Directed by Elizabeth Penny
Written by Tony McMahon
Arts Journalist
Inpress
21st September 2005
Melbourne playwrights Darren Brealey and Stuart Pursell have conceived a deliciously witty and physical comedy, Comfort Zone portraying their view of Melbourne’s theatre scene.
Where did Comfort Zone come from? It started as they sat in darkened theatres, watching emerging playwrights tell their stories with minimal sets and props about talking chickens and displaced farm-wives or the arrested drunk and disorderly gentlefolk of the Northern Territory. These two playwrights couldn’t understand why the rhetoric being performed in front of them made it – on stage. The audience lapped up this diatribe of tasteless wooing and strutting, without an ounce of understanding of what they were watching, but they loved it – it was new theatre, so it must’ve been good.
Darren and Stuart decided their work made more sense, held powerful emotion and told a story the old fashioned way – beginning, middle and end.
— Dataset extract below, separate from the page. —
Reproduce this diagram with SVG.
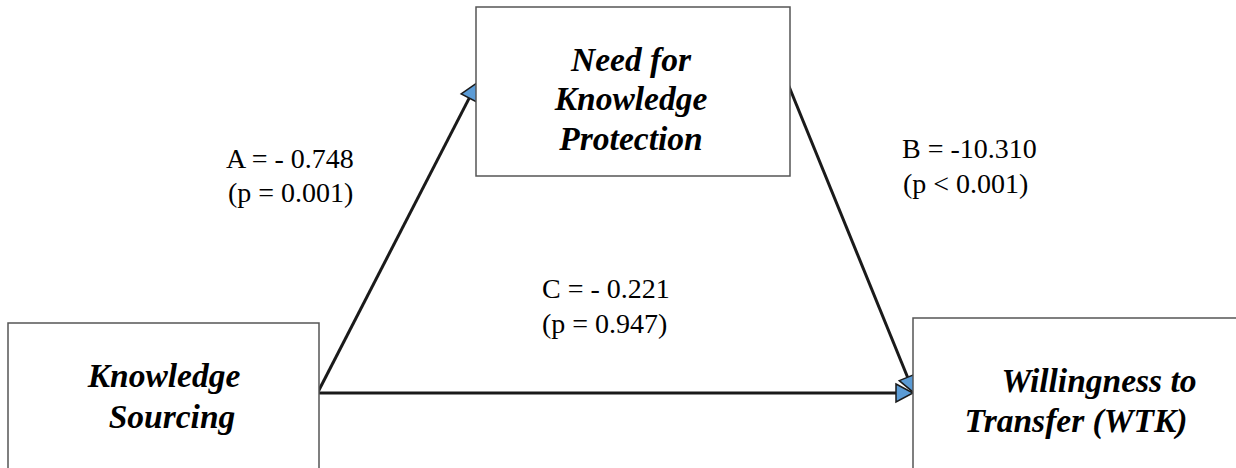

Yet, they couldn’t get produced. One night after another disappointing night at the theatre, they decided to purposely write a well crafted play, with a plot whose characters lives ironically disintegrate into the same type of bad play theatre companies produce.
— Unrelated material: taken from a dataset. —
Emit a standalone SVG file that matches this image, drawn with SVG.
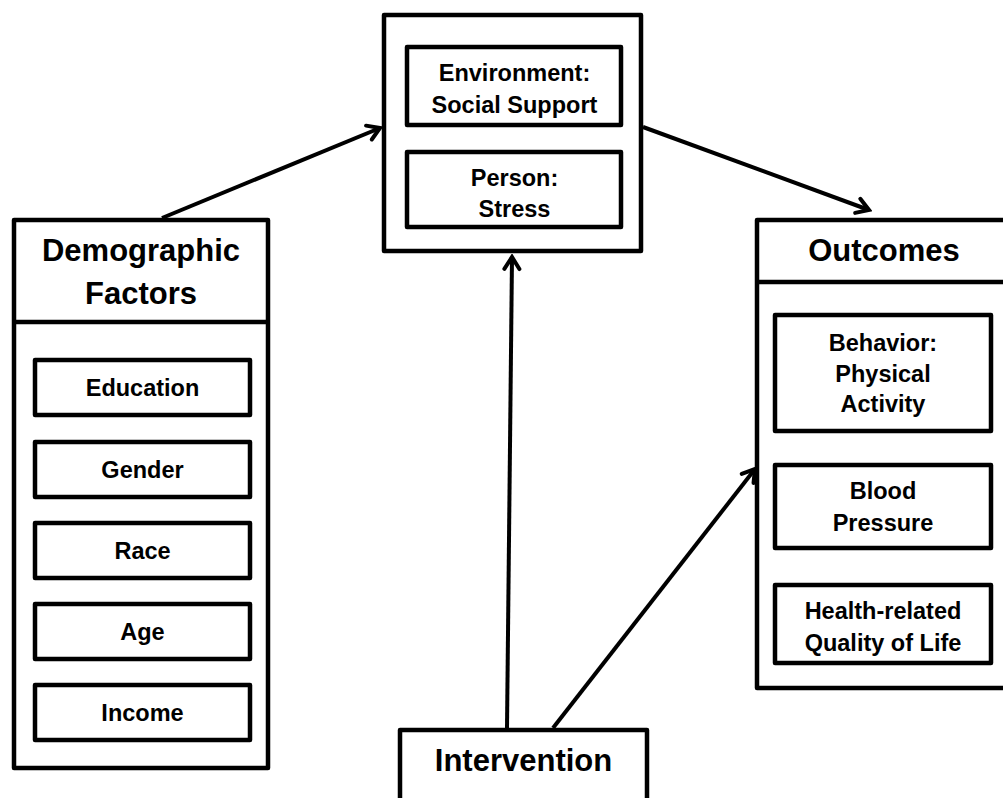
<svg xmlns="http://www.w3.org/2000/svg" width="1003" height="798" viewBox="0 0 1003 798">
<style>
.box{fill:#fff;stroke:#000;stroke-width:4.5;stroke-linejoin:round}
.div{stroke:#000;stroke-width:4.5}
.t{font-family:"Liberation Sans",Arial,sans-serif;font-weight:bold;fill:#000;text-anchor:middle}
.big{font-size:31px}
.sm{font-size:23.5px}
.con{stroke:#000;stroke-width:4;fill:none}
</style>
<defs>
<marker id="arr" viewBox="0 0 20 20" refX="17" refY="10" markerWidth="20" markerHeight="20" markerUnits="userSpaceOnUse" orient="auto">
<path d="M5,2.5 L17,10 L5,17.5" fill="none" stroke="#000" stroke-width="4" stroke-linejoin="miter" stroke-linecap="round"/>
</marker>
</defs>
<rect width="1003" height="798" fill="#fff"/>

<g id="demographic">
<rect class="box" x="14" y="220" width="254" height="548"/>
<line class="div" x1="14" y1="322" x2="268" y2="322"/>
<text class="t big" x="141" y="261">Demographic</text>
<text class="t big" x="141" y="304">Factors</text>
<g id="education"><rect class="box" x="35" y="360" width="215" height="55"/><text class="t sm" x="142.5" y="396">Education</text></g>
<g id="gender"><rect class="box" x="35" y="442" width="215" height="55"/><text class="t sm" x="142.5" y="478">Gender</text></g>
<g id="race"><rect class="box" x="35" y="523" width="215" height="55"/><text class="t sm" x="142.5" y="559">Race</text></g>
<g id="age"><rect class="box" x="35" y="604" width="215" height="55"/><text class="t sm" x="142.5" y="640">Age</text></g>
<g id="income"><rect class="box" x="35" y="685" width="215" height="55"/><text class="t sm" x="142.5" y="721">Income</text></g>
</g>

<g id="mediators">
<rect class="box" x="384" y="15" width="257" height="236"/>
<g id="environment"><rect class="box" x="407" y="47" width="214" height="78"/><text class="t sm" x="514.5" y="80.5">Environment:</text><text class="t sm" x="514.5" y="112.5">Social Support</text></g>
<g id="person"><rect class="box" x="407" y="152" width="214" height="75"/><text class="t sm" x="514.5" y="185.5">Person:</text><text class="t sm" x="514.5" y="216.5">Stress</text></g>
</g>

<g id="outcomes">
<rect class="box" x="757" y="220" width="260" height="468"/>
<line class="div" x1="757" y1="282" x2="1003" y2="282"/>
<text class="t big" x="884" y="261">Outcomes</text>
<g id="behavior"><rect class="box" x="775" y="315" width="216" height="116"/><text class="t sm" x="883" y="350.5">Behavior:</text><text class="t sm" x="883" y="381.5">Physical</text><text class="t sm" x="883" y="411.5">Activity</text></g>
<g id="bp"><rect class="box" x="775" y="465" width="216" height="83"/><text class="t sm" x="883" y="498.5">Blood</text><text class="t sm" x="883" y="530.5">Pressure</text></g>
<g id="hrqol"><rect class="box" x="775" y="585" width="216" height="78"/><text class="t sm" x="883" y="618.5">Health-related</text><text class="t sm" x="883" y="650.5">Quality of Life</text></g>
</g>

<g id="intervention">
<rect class="box" x="400" y="730" width="247" height="80"/>
<text class="t big" x="523.5" y="771">Intervention</text>
</g>

<g id="connectors">
<line class="con" x1="162" y1="218" x2="380" y2="128" marker-end="url(#arr)"/>
<line class="con" x1="643" y1="127" x2="869" y2="210" marker-end="url(#arr)"/>
<line class="con" x1="507" y1="728" x2="512" y2="257" marker-end="url(#arr)"/>
<line class="con" x1="553" y1="728" x2="755" y2="469" marker-end="url(#arr)"/>
</g>
</svg>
Comfort Zone tells the story of a woman with more power than she deserves, whose lost touch with the reality of the industry she claims to have single-handedly created. Deirdre James is a protagonist clinging to the last bastion of power (let alone integrity) and in between programming her friend’s work and shagging the Art’s Minister’s PA, she flaunts herself with an air of superiority wrapped round a Greenroom Award. This is a woman who can make or break the drug and alcohol addictions of many aspiring playwrights. When Deirdre’s sexual favours for arts funding backfires, she is faced with a financial ultimatum that is delivered by a socially misfortunate lad who works for the Arts Minister. His news wreaks havoc upon their fragile lives.
This is extreme fringe. Expect to be entertained by a rather frank and honest opinion of how arts funding is decided and disseminated, a perception of the selection criteria for many theatrical managers and how they plan their theatre seasons.
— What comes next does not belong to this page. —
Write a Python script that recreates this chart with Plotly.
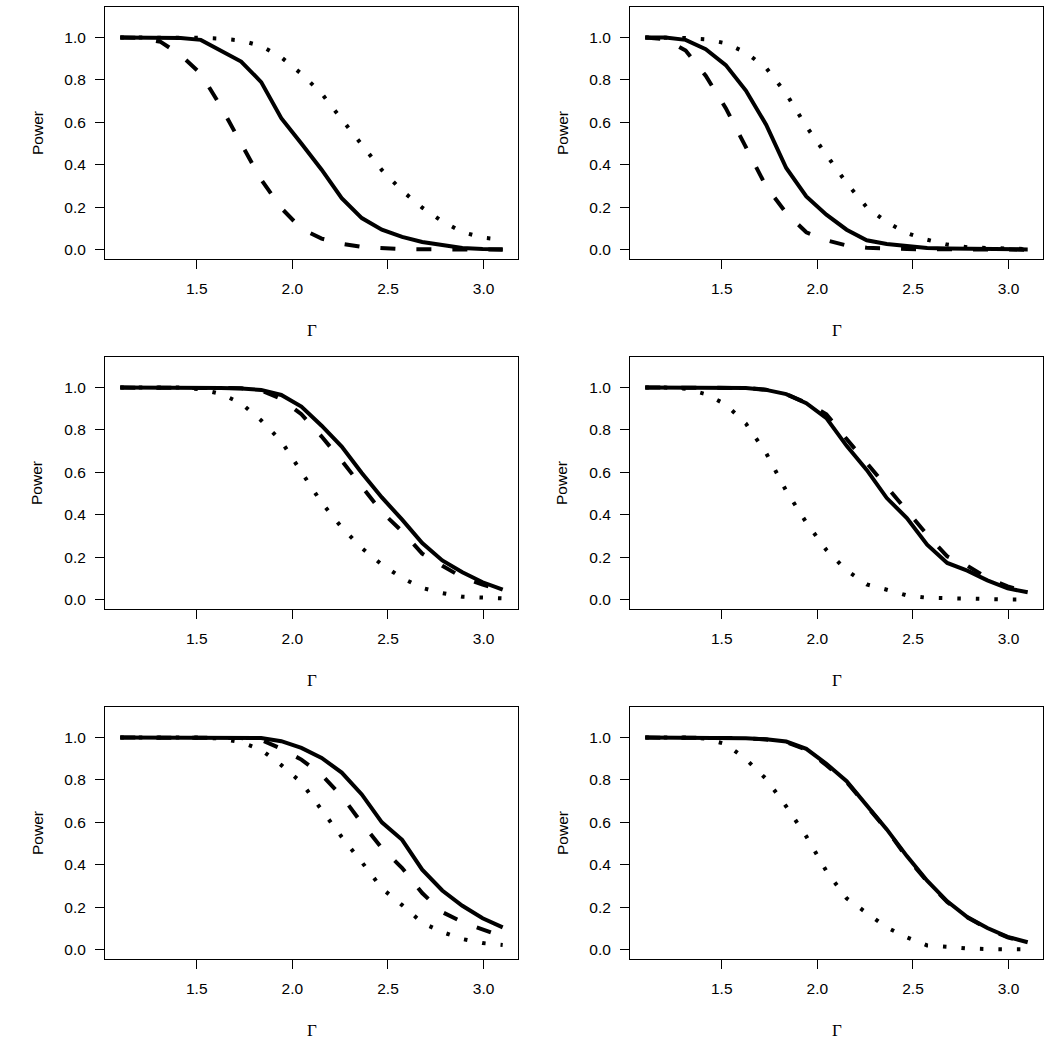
import plotly.graph_objects as go

gamma = [1.100, 1.205, 1.311, 1.416, 1.521, 1.626, 1.732, 1.837, 1.942, 2.047,
         2.153, 2.258, 2.363, 2.468, 2.574, 2.679, 2.784, 2.889, 2.995, 3.100]

p1_solid = [1.0, 1.0, 1.0, 0.998, 0.989, 0.94, 0.887, 0.79, 0.62, 0.50, 0.377, 0.243, 0.149, 0.094, 0.06, 0.036, 0.02, 0.008, 0.003, 0.002]
p1_dash = [1.0, 0.998, 0.98, 0.917, 0.83, 0.675, 0.50, 0.33, 0.196, 0.099, 0.052, 0.028, 0.013, 0.006, 0.003, 0.002, 0.001, 0.001, 0.0, 0.0]
p1_dot = [1.0, 1.0, 1.0, 1.0, 0.999, 0.995, 0.986, 0.96, 0.907, 0.829, 0.736, 0.615, 0.493, 0.375, 0.278, 0.198, 0.133, 0.083, 0.057, 0.047]

p2_solid = [1.0, 1.0, 0.989, 0.945, 0.87, 0.75, 0.589, 0.385, 0.251, 0.165, 0.094, 0.044, 0.027, 0.016, 0.008, 0.005, 0.003, 0.002, 0.001, 0.001]
p2_dash = [1.0, 0.992, 0.939, 0.82, 0.667, 0.479, 0.298, 0.173, 0.082, 0.044, 0.02, 0.009, 0.005, 0.003, 0.002, 0.001, 0.001, 0.0, 0.0, 0.0]
p2_dot = [1.0, 1.0, 0.998, 0.992, 0.973, 0.929, 0.857, 0.735, 0.581, 0.447, 0.314, 0.2, 0.13, 0.078, 0.047, 0.024, 0.011, 0.008, 0.005, 0.003]

p3_solid = [1.0, 1.0, 1.0, 1.0, 1.0, 0.998, 0.995, 0.989, 0.965, 0.91, 0.82, 0.722, 0.597, 0.482, 0.377, 0.267, 0.185, 0.129, 0.082, 0.047]
p3_dash = [1.0, 1.0, 1.0, 1.0, 1.0, 0.999, 0.997, 0.986, 0.947, 0.874, 0.769, 0.655, 0.537, 0.413, 0.322, 0.217, 0.16, 0.105, 0.071, 0.044]
p3_dot = [1.0, 1.0, 1.0, 1.0, 0.992, 0.97, 0.926, 0.845, 0.747, 0.604, 0.457, 0.341, 0.243, 0.165, 0.102, 0.055, 0.031, 0.014, 0.008, 0.006]

p4_solid = [1.0, 1.0, 1.0, 1.0, 1.0, 0.998, 0.989, 0.969, 0.926, 0.856, 0.725, 0.612, 0.479, 0.385, 0.259, 0.173, 0.137, 0.091, 0.053, 0.035]
p4_dash = [1.0, 1.0, 1.0, 1.0, 1.0, 0.998, 0.99, 0.969, 0.928, 0.874, 0.757, 0.644, 0.526, 0.419, 0.306, 0.204, 0.16, 0.102, 0.063, 0.036]
p4_dot = [1.0, 1.0, 0.994, 0.969, 0.92, 0.83, 0.691, 0.513, 0.364, 0.234, 0.138, 0.072, 0.047, 0.02, 0.009, 0.006, 0.003, 0.002, 0.001, 0.001]

p5_solid = [1.0, 1.0, 1.0, 1.0, 1.0, 1.0, 1.0, 0.998, 0.983, 0.951, 0.904, 0.835, 0.732, 0.6, 0.518, 0.377, 0.279, 0.207, 0.148, 0.105]
p5_dash = [1.0, 1.0, 1.0, 1.0, 1.0, 1.0, 0.998, 0.989, 0.947, 0.896, 0.824, 0.724, 0.597, 0.479, 0.385, 0.267, 0.177, 0.13, 0.094, 0.061]
p5_dot = [1.0, 1.0, 1.0, 1.0, 1.0, 0.995, 0.978, 0.942, 0.87, 0.788, 0.659, 0.531, 0.413, 0.289, 0.21, 0.127, 0.083, 0.05, 0.031, 0.022]

p6_solid = [1.0, 1.0, 1.0, 1.0, 1.0, 0.997, 0.992, 0.981, 0.947, 0.876, 0.794, 0.684, 0.567, 0.441, 0.325, 0.228, 0.154, 0.102, 0.06, 0.035]
p6_dash = [1.0, 1.0, 1.0, 1.0, 1.0, 0.997, 0.991, 0.979, 0.943, 0.87, 0.79, 0.68, 0.565, 0.435, 0.322, 0.225, 0.152, 0.1, 0.058, 0.034]
p6_dot = [1.0, 1.0, 1.0, 0.995, 0.969, 0.898, 0.805, 0.675, 0.534, 0.37, 0.242, 0.173, 0.105, 0.058, 0.02, 0.014, 0.006, 0.003, 0.002, 0.001]

panels = [
    (p1_solid, p1_dash, p1_dot),
    (p2_solid, p2_dash, p2_dot),
    (p3_solid, p3_dash, p3_dot),
    (p4_solid, p4_dash, p4_dot),
    (p5_solid, p5_dash, p5_dot),
    (p6_solid, p6_dash, p6_dot),
]

x_ticks = [1.5, 2.0, 2.5, 3.0]
x_ticktext = ["1.5", "2.0", "2.5", "3.0"]
y_ticks = [0.0, 0.2, 0.4, 0.6, 0.8, 1.0]
y_ticktext = ["0.0", "0.2", "0.4", "0.6", "0.8", "1.0"]
x_title = "Γ"
y_title = "Power"

W = H = 1050
# panel boxes in pixels (left, right, top, bottom)
col_px = [(105, 518), (630, 1043)]
row_px = [(7, 259), (357, 609), (707, 959)]

FONT = "Liberation Sans, Arial, sans-serif"
fig = go.Figure()
layout = {}
annotations = []

styles = [
    dict(color="black", width=4),
    dict(color="black", width=4, dash="15px,21px"),
    dict(color="black", width=4, dash="3.5px,15px"),
]

for i, series in enumerate(panels):
    r, c = divmod(i, 2)
    n = i + 1
    xa = "x" if n == 1 else f"x{n}"
    ya = "y" if n == 1 else f"y{n}"
    for vals, st in zip(series, styles):
        fig.add_trace(go.Scatter(x=gamma, y=vals, mode="lines", line=st,
                                 xaxis=xa, yaxis=ya, showlegend=False,
                                 hoverinfo="skip"))
    l, rr = col_px[c]
    t, b = row_px[r]
    common = dict(showline=True, mirror=True, linecolor="black", linewidth=1,
                  showgrid=False, zeroline=False, ticks="outside", ticklen=9,
                  tickwidth=1, tickcolor="black",
                  tickfont=dict(family=FONT, size=15.5, color="black"))
    layout["xaxis" if n == 1 else f"xaxis{n}"] = dict(
        domain=[l / W, rr / W], range=[1.02, 3.18], anchor=ya,
        tickvals=x_ticks, ticktext=x_ticktext, ticklabelstandoff=6, **common)
    layout["yaxis" if n == 1 else f"yaxis{n}"] = dict(
        domain=[1 - b / H, 1 - t / H], range=[-0.044, 1.144], anchor=xa,
        tickvals=y_ticks, ticktext=y_ticktext, ticklabelstandoff=6, **common)
    cx = (l + rr) / 2
    cy = (t + b) / 2
    annotations.append(dict(text=x_title, x=cx / W, y=1 - (b + 71) / H,
                            xref="paper", yref="paper", showarrow=False,
                            xanchor="center", yanchor="middle",
                            font=dict(family="Liberation Serif, DejaVu Serif, serif", size=17, color="black")))
    annotations.append(dict(text=y_title, x=(l - 68) / W, y=1 - cy / H,
                            xref="paper", yref="paper", showarrow=False,
                            textangle=-90, xanchor="center", yanchor="middle",
                            font=dict(family=FONT, size=15.5, color="black")))

fig.update_layout(width=W, height=H, margin=dict(l=0, r=0, t=0, b=0),
                  paper_bgcolor="white", plot_bgcolor="white",
                  annotations=annotations, **layout)
fig.write_html("out.html")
This is a comedy about our view of what it’s really like to know someone in the upper echelons of power of the theatre world. It’s who you know and boy do we push that envelope. Keep in mind this is a tongue-in-cheek comedy that allows a good dose of laughter at ourselves as playwrights and artisans. Often we think we know what is going on behind closed doors – the question remains, “Is Comfort Zone pointing in the right direction?”